Queen Elizabeth and Professor Uju Anya IPOB

Nigeria-born American professor at the Carnegie Mellon University, Uju Anya, has revealed her reasons for wishing the late Queen Elizabeth II of England “excruciating pain.”

Recall that Anya, on Thursday before the Queen’s death, had tweeted, saying, “I heard the chief monarch of a thieving raping genocidal empire is finally dying. May her pain be excruciating.”

Speaking during an interview with a foreign-based news platform, The CUT, she said the late Queen Elizabeth II’s throne “represents the legacy of enslavement and colonialism and its direct harm.”

The professor in the department of modern languages added that “the harm shaped my entire life and continues to be my story and that of the people she harmed.”

Anya said, “On Thursday, I was just reading the BBC, which had been making announcements that there were worries for the queen’s health and death was imminent. It brought on a whole lot of emotions and pain — primarily pain — about who this monarch was and what she represented, not just in the broad sense of what her throne represents, the legacy of enslavement and colonialism, but also the direct harm. People say, “Oh, she’s just a figurehead, she didn’t really do anything, as if she’s somehow withdrawn from this. They tell me, You’re talking about colonialism. Was that even in your lifetime?”

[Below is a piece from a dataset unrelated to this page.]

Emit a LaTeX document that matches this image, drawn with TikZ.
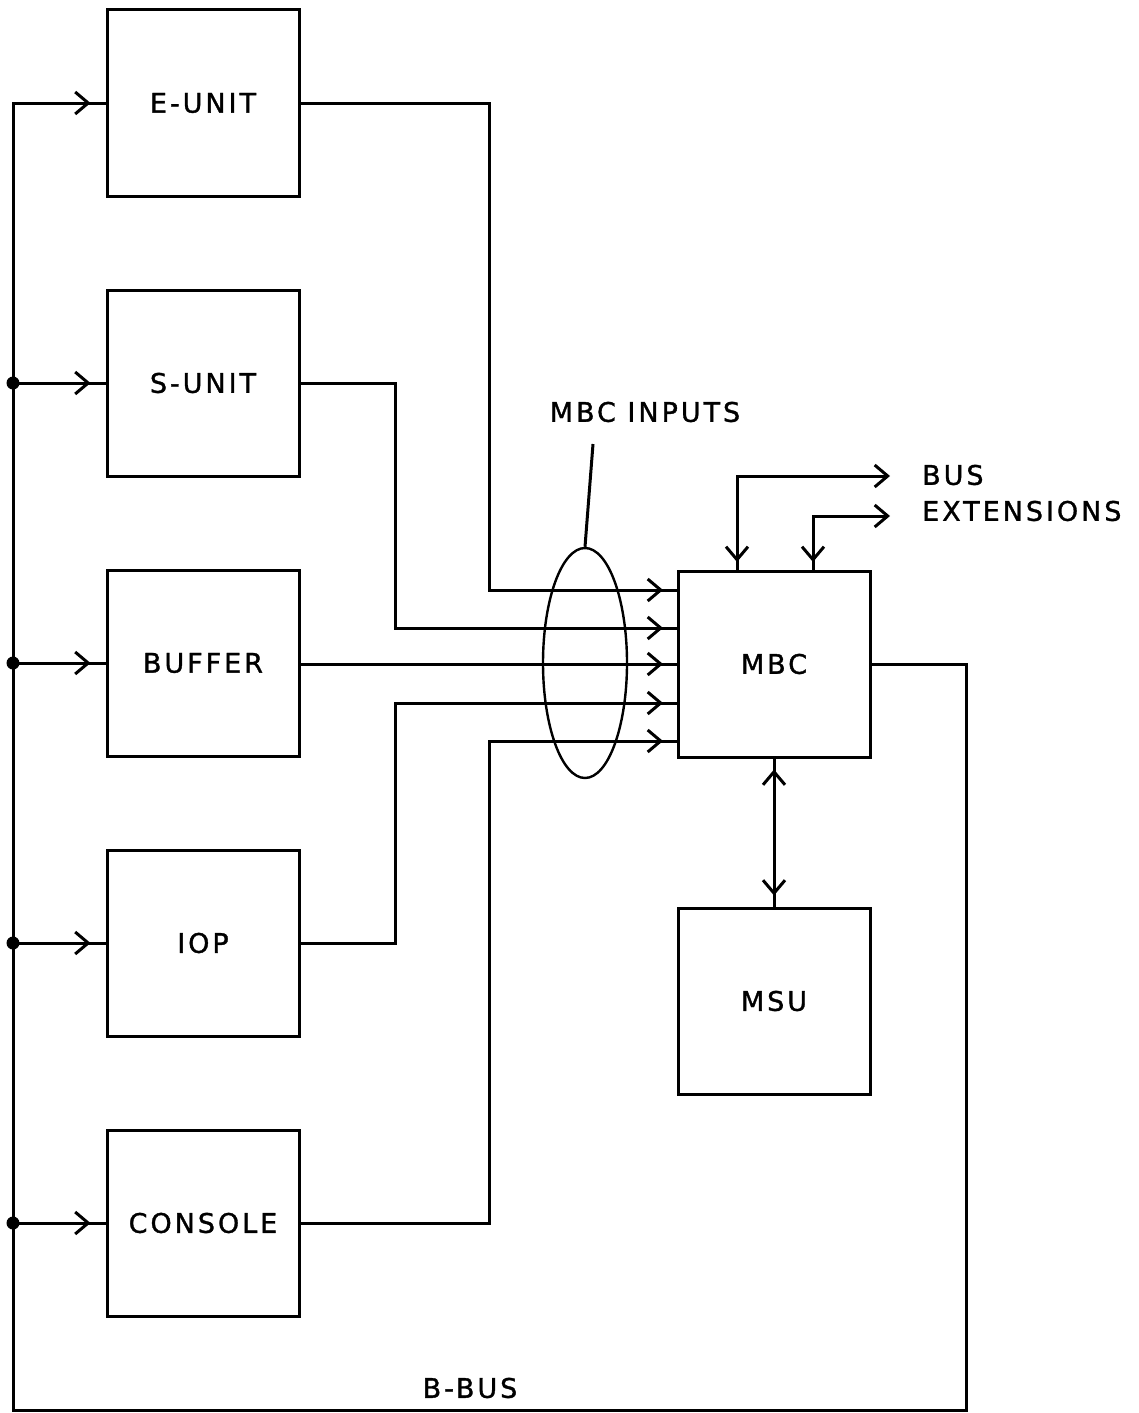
\documentclass[tikz,border=0pt]{standalone}
\usepackage{fontspec}
\setmainfont{DejaVu Sans}[LetterSpace=11,FakeBold=1.2]
\usetikzlibrary{arrows.meta,decorations.markings,shapes.geometric}
\tikzset{
  >={Straight Barb[length=13pt,width=22pt]},
  box/.style={draw, line width=3pt, minimum width=192pt, minimum height=186pt, inner sep=0pt, font=\fontsize{27}{30}\selectfont},
  wire/.style={line width=3pt},
  lbl/.style={inner sep=0pt, font=\fontsize{27}{30}\selectfont},
  inarrow/.style={postaction={decorate}, decoration={markings, mark=at position -15pt with {\arrow{>}}}},
  startarrow/.style={postaction={decorate}, decoration={markings, mark=at position 15pt with {\arrowreversed{>}}}},
  downarrow/.style={postaction={decorate}, decoration={markings, mark=at position 9pt with {\arrowreversed{>}}}},
  bothmid/.style={postaction={decorate}, decoration={markings, mark=at position 11pt with {\arrowreversed{>}}, mark=at position -11pt with {\arrow{>}}}},
  dot/.style={circle, fill, inner sep=0pt, minimum size=13pt}
}
\begin{document}
\begin{tikzpicture}[x=1pt,y=-1pt]
\useasboundingbox (0,0) rectangle (1138,1413);
% unit boxes
\node[box] (eu) at (203,103) {E-UNIT};
\node[box] (su) at (203,383) {S-UNIT};
\node[box] (bu) at (203,663) {BUFFER};
\node[box] (io) at (203,943) {IOP};
\node[box] (co) at (203,1223) {CONSOLE};
\node[box] (mbc) at (774,664) {MBC};
\node[box] (msu) at (774,1001) {MSU};
% B-bus
\coordinate (bTL) at (13,103);
\coordinate (bBL) at (13,1410);
\coordinate (bBR) at (966,1410);
\draw[wire, line join=miter, startarrow] (eu.west) -- (bTL) -- (bBL) -- (bBR) |- (mbc.east);
\coordinate (j2) at (bTL |- su.west);
\coordinate (j3) at (bTL |- bu.west);
\coordinate (j4) at (bTL |- io.west);
\coordinate (j5) at (bTL |- co.west);
\draw[wire, inarrow] (j2) -- (su.west);
\draw[wire, inarrow] (j3) -- (bu.west);
\draw[wire, inarrow] (j4) -- (io.west);
\draw[wire, inarrow] (j5) -- (co.west);
\foreach \j in {j2,j3,j4,j5} \node[dot] at (\j) {};
% MBC inputs
\coordinate (in1) at (678,590);
\coordinate (in2) at (678,628);
\coordinate (in3) at (678,664);
\coordinate (in4) at (678,703);
\coordinate (in5) at (678,741);
\draw[wire, inarrow] (eu.east) -- (489,103) |- (in1);
\draw[wire, inarrow] (su.east) -- (395,383) |- (in2);
\draw[wire, inarrow] (bu.east |- in3) -- (in3);
\draw[wire, inarrow] (io.east) -- (395,943) |- (in4);
\draw[wire, inarrow] (co.east) -- (489,1223) |- (in5);
% ellipse and its label
\node[draw, ellipse, line width=2.4pt, minimum width=84pt, minimum height=230pt, inner sep=0pt] (ell) at (585,663) {};
\node[lbl] (tIn) at (645,412) {MBC INPUTS};
\coordinate (lead) at (593,444);
\draw[wire] (ell.north) -- (lead);
% bus extensions
\coordinate (x1) at (737,571);
\coordinate (x2) at (813,571);
\coordinate (o1) at (890,476);
\coordinate (o2) at (890,516);
\draw[wire, ->, downarrow] (x1) |- (o1);
\draw[wire, ->, downarrow] (x2) |- (o2);
\node[lbl, anchor=west] (tBus) at (922,475) {BUS};
\node[lbl, anchor=west] (tExt) at (922,511) {EXTENSIONS};
% MBC - MSU
\draw[wire, bothmid] (mbc.south) -- (msu.north);
% B-BUS label
\node[lbl] (tB) at (470,1388) {B-BUS};
\end{tikzpicture}
\end{document}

“My experience of who she was, and the British government she supervised, is a very painful one. The harm shaped my entire life and continues to be my story and that of the people she harmed — that her government harmed, that her kingdom harmed, however you want to frame it. The genocide of the Biafra killed 3 million Igbo people, and the British government wasn’t just in political support of the people who perpetrated this massacre; they directly funded it. They gave it political cover and legitimacy.

She told The CUT, “This wasn’t just something I just read about. I was born to colonial subjects on both sides of the family — one parent from Trinidad, where the British enslaved people, and one parent from Nigeria. They met in England at university and moved back to Nigeria after independence in 1960. My parents were survivors of this genocide. My three siblings, two of them under the age of 10 at the time, were survivors. My mother was pregnant with my brother, who was born during that time; he was a war baby. This was the legacy I was born into in 1976. I spent the first ten years of my life living in Nigeria, and there was always this specter of who was lost. My earliest memories were from living in a war-torn area, and rebuilding still hasn’t finished even today. Half of my family was slaughtered with guns and bombs that this queen sent to kill us.

“Queen Elizabeth was a representative of the cult of white womanhood.”